Overstressing or overcurrent will cause your motors to heat up substantially. Stepper motors draw the most current when they are not moving so this is when they will get the hottest. Motors that run too hot run the risk of being ruined by demagnetizing.
** Follow these steps to set the motor current:
- Set current to zero by gently turning the trimpot all the way counter-clockwise
- Send a relatively slow move to that axis, something like g1 f400 x50
- Adjust the current up (clockwise) until the motor moves or starts humming (meaning it's stalled)
- Try the move again at this new setting. If it's still stalled increase the current some more and try again.
- Once the motor is running turn the current down until it stops. Mark this as the low current spot.
- Run the motor again and adjust current up until it runs rough or goes into thermal shutdown (see below*).
- Now back off until the cycling stops and the motor runs smoothly, and mark this as your upper limit.
- When you actually run jobs you want to back off the current as much as you can while still running reliably to somewhere between your upper and lower limit. This will minimize board and motor heating.
*If the motor starts to cycle on and off; this indicates thermal shutdown is occurring. Cycling will occur under thermal shutdown, and only gets more severe as the current goes up - where it appears the motor is stuttering.
####The xPro incorporates 3-axis control with GRBL version 1.1f. The 4th axis, "< A > MOTOR" may be cloned; X,Y, or Z → clone axis)
In order to change which axis commands the ‘A’ axis, simply slide the switch to the desired axis.
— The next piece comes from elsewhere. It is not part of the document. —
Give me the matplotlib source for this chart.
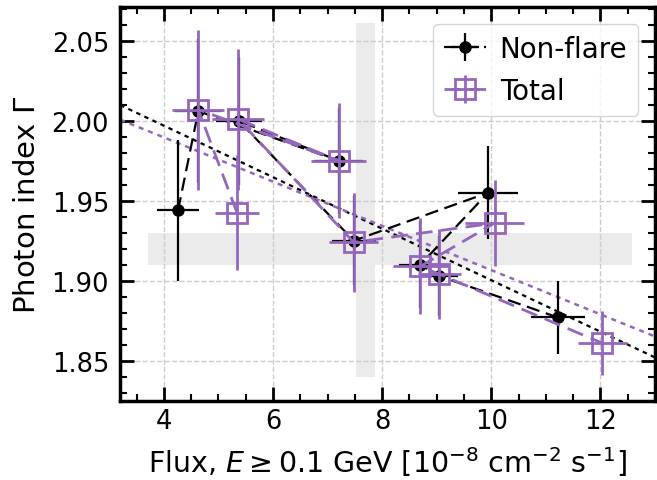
import numpy as np
import matplotlib
matplotlib.use('Agg')
import matplotlib.pyplot as plt

purple = '#9467bd'

# Non-flare points (in plotting order)
nf_flux = [4.26, 4.63, 7.20, 5.37, 7.48, 9.94, 8.70, 9.04, 11.22]
nf_flux_err = [0.39, 0.42, 0.45, 0.42, 0.40, 0.55, 0.40, 0.35, 0.50]
nf_index = [1.944, 2.006, 1.975, 2.000, 1.925, 1.955, 1.910, 1.903, 1.877]
nf_index_err = [0.044, 0.045, 0.033, 0.040, 0.028, 0.029, 0.027, 0.025, 0.023]

# Total points (in plotting order)
tot_flux = [5.34, 4.63, 7.20, 5.36, 7.48, 10.06, 8.70, 9.05, 12.03]
tot_flux_err = [0.40, 0.48, 0.50, 0.47, 0.45, 0.54, 0.50, 0.40, 0.45]
tot_index = [1.9425, 2.007, 1.975, 2.001, 1.924, 1.936, 1.909, 1.904, 1.861]
tot_index_err = [0.036, 0.050, 0.036, 0.044, 0.031, 0.027, 0.030, 0.028, 0.020]

# linear fits (intercept, slope)
nf_fit = (2.0613, -0.0161)
tot_fit = (2.0449, -0.01383)

# shaded bands
hband_y = (1.9096, 1.9298)
hband_x = (3.70, 12.58)
vband_x = (7.525, 7.87)
vband_y = (1.840, 2.061)

fig, ax = plt.subplots(figsize=(6.57, 4.81), dpi=100)
fig.subplots_adjust(left=0.183, right=0.997, top=0.983, bottom=0.165)

ax.fill_between(hband_x, hband_y[0], hband_y[1], color='#ebebeb', lw=0, zorder=0)
ax.fill_between(vband_x, vband_y[0], vband_y[1], color='#ebebeb', lw=0, zorder=0)

ax.axline((0, nf_fit[0]), slope=nf_fit[1], color='black', ls=(0, (2, 2)), lw=1.6, zorder=2)
ax.axline((0, tot_fit[0]), slope=tot_fit[1], color=purple, ls=(0, (2, 2)), lw=1.8, zorder=2)

ax.errorbar(nf_flux, nf_index, xerr=nf_flux_err, yerr=nf_index_err, fmt='o--',
            color='black', ms=8, lw=1.6, elinewidth=1.6, dashes=(6, 3),
            label='Non-flare', zorder=3)
ax.errorbar(tot_flux, tot_index, xerr=tot_flux_err, yerr=tot_index_err, fmt='s--',
            color=purple, mfc='none', mec=purple, ms=14, mew=2, lw=2, elinewidth=2,
            dashes=(6, 3), label='Total', zorder=4)

ax.set_xlim(3.2, 13.0)
ax.set_ylim(1.825, 2.071)
ax.set_xticks([4, 6, 8, 10, 12])
ax.set_yticks([1.85, 1.90, 1.95, 2.00, 2.05])
ax.set_xticks(np.arange(3.5, 13.01, 0.5), minor=True)
ax.set_yticks(np.arange(1.83, 2.071, 0.01), minor=True)
ax.tick_params(which='both', direction='in', top=True, right=True, labelsize=18.5)
ax.tick_params(which='major', length=10, width=2)
ax.tick_params(which='minor', length=5, width=1.5)
ax.tick_params(axis='x', which='major', pad=5.5)
ax.tick_params(axis='y', which='major', pad=8)
for s in ax.spines.values():
    s.set_linewidth(2.5)
ax.grid(True, ls='--', color='#cccccc', lw=1)
ax.set_axisbelow(True)

ax.set_xlabel(r'Flux, $E \geq 0.1$ GeV [$10^{-8}$ cm$^{-2}$ s$^{-1}$]', fontsize=20.5, labelpad=7)
ax.set_ylabel(r'Photon index $\Gamma$', fontsize=21, labelpad=8)
ax.legend(loc='upper right', fontsize=20, handlelength=1.5, borderaxespad=0.6,
          handletextpad=0.5, borderpad=0.4)

fig.savefig('out.png', dpi=100)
Once you decide that you're ready or would like to enable homing and/or hard limits, you'll need to enable Grbl "Hard Limits" (Grbl v0.8)/(Grbl v0.9) and connect a normally-open limit switch to each of the limit pins (Limit X-Axis, Limit Y-Axis and Limit Z-Axis).
These Limit(X,Y & Z) terminals are held high with an internal pull-up resistor, so all you have to do is wire the NO (Normally Open) side of the switch terminal to ground. So when you close a switch, the switch will pull the limit pin to ground. If you'd like to have hard limit switches on both ends of travel of an axis, just wire two (or more) limit switches in parallel to the axis limit pin and ground.
In Grbl v1.1f, there are outputs for cycle start, feed hold, and reset runtime commands, so you can have physical control buttons are your machine. Just like the limit pins, these pins are held high with an internal pull-up resistor, so all you have to do is connect a NO (Normally-Open) momentary switch to each pin and to ground. Again make sure you practice good wiring methods to minimize external electric noise on the input pins. Note that just about any switch will work for these - signals are ~micro-Amps.
If you have a desire or need for spindle or coolant control, Grbl will toggle these output pins (D12/D11*, D13, A3) high or low, depending on the g-code commands you send to Grbl. *With v1.1f and variable spindle PWM enabled, the D11 pin will output a range of voltages from 0→5V or 0→10V depending the PWM voltage selected. This enables full compatibility with spindles, VFDs, Lasers and more. In addition the coolant output is now an open drain you may directly sink up to 3A, or use to control external relays. Since these pins are all application dependent in how they are used, we'll leave it to you on how to control and use these for your machine.